Harapan untuk mendapatkan rasa keadilan di negeri ini masih sebatas angan-angan. Proses reformasi yang berjalan empat tahun ini, oleh banyak kalangan dinilai masih menjadi slogan belaka.
Tampilnya Megawati Soekarnoputri sebagai presiden yang diharapkan bakal membuka kran demokrasi, ternyata tidak berkutik menghadapi politisi-politisi Orde Baru yang masih bercokol kuat di lembaga Legislatif maupun Eksekutif.
Terbukti, PDI Perjuangan yang dipimpin putri Bung Karno ini, malah berkolaborasi dengan Golkar dengan menolak pembentukan Pansus Bulog II. Dan yang lebih kontroversial lagi, Megawati malah mencalonkan kembali Sutiyoso sebagai Gubernur DKI.

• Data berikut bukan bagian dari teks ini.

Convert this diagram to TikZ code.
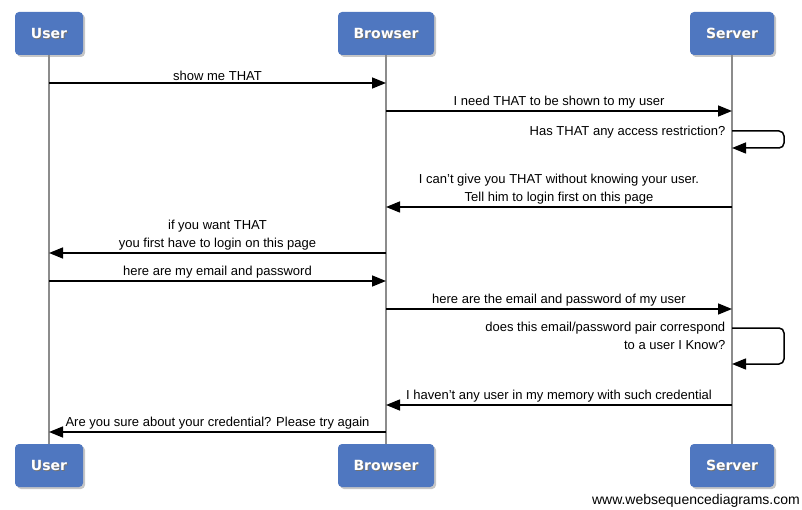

Padahal, dalam rekomendasi KOMNAS HAM Sutiyoso disebut-sebut ikut bertanggung jawab dalam peristiwa penyerbuan kantor DPP PDI pada tanggal 27 juli 1996, yang lebih populer disebut persistiwa Sabtu Kelabu.
Begitu juga untuk kasus-kasus KKN, Mega dianggap kurang tegas. Banyak koruptor-koruptor sampai saat ini masih bebas berkeliaran.
Di sisi lain , PDIP yang selama ini selalu menggunakan jargon partainya {wong cilik} tetapi kenyataan tidak satupun kepentingan wong cilik terakomodasi. Penggusuran masih terjadi dimana-mana.
Boleh jadi, kelemahan Megawati ini bakal dieksploitasi secara serius oleh lawan-lawan politik Mega untuk membikin manuver-manuver dengan membangun koalisi untuk mengkritisi jalannya pemerintahan Mega.
Tengok saja apa yang bakal dilakukan Aliansi Nasionalis. Aliansi ini dimotori 11 (sebelas ) partai politik peserta Pemilihan Umum tahun 1999, masing-masing, PADI, PBI PILAR, PKM, PMKGR, PMURBA, PND, PNI, PNBI, PPI dan PSUNI.
Dalam rapat kerjanya yang di selenggarakan di Cibogo Bogor, pada tanggal 11 s/d 12 juli 2002 mereka sepakat untuk mengambil sikap untuk beroposisi dengan pemerintahan megawati.
Menariknya dalam perhelatan itu, Sukmawati adik kandung Megawati yang mewakili PNI massa Marhain dengan tegas menyatakan kekecewaannya terhadap jalanya pemerintahan saat ini.
Terbukti, kata Sukma, PDIP tidak menyetujui pembentukan pansus bulog II yang melibatkan Akbar Tanjung. Hal ini,lanjut Sukma, merupakan penghianatan terhadap tuntutan rakyat. Begitu juga dengan kasus KKN mantan penguasa ORBA, Sukma menilai megawati tidak serius untuk segera menyelesaikannya.
R.O.Tambunan yang hadir mewakili PILAR juga mengaku kecewa dengan Megawati yang dianggapnya telah melakukan pengingkaran terhadap proses-proses hukum yang selama ini menjadi tonggak perjuangannya.
Dalam hal ini, kata Tambunan, tidak tuntasnya penyelesaian kasus 27 Juli (peristiwa sabtu kelabu). Dia heran mengapa justru pada saat Mega berkuasa justru kasus tersebut semakin tidak jelas. Bahkan mereka yang disebut-sebut sebagai tersangka dalam kasus tersebut tidak satupun yang tersentuh hukum.
Inilah yang membuat Aliansi Nasional akan melakukan tekanan terhadap pemerintahan Mega. Dalam waktu dekat, para aktivis yang tergabung dalam aliasi ini, akan melakukan aksi dengan melibatkan Ormas dan LSM yang selama ini sangat kritis terhadap pemerintahan Mega. Bagaimana realisasinya, kita tunggu.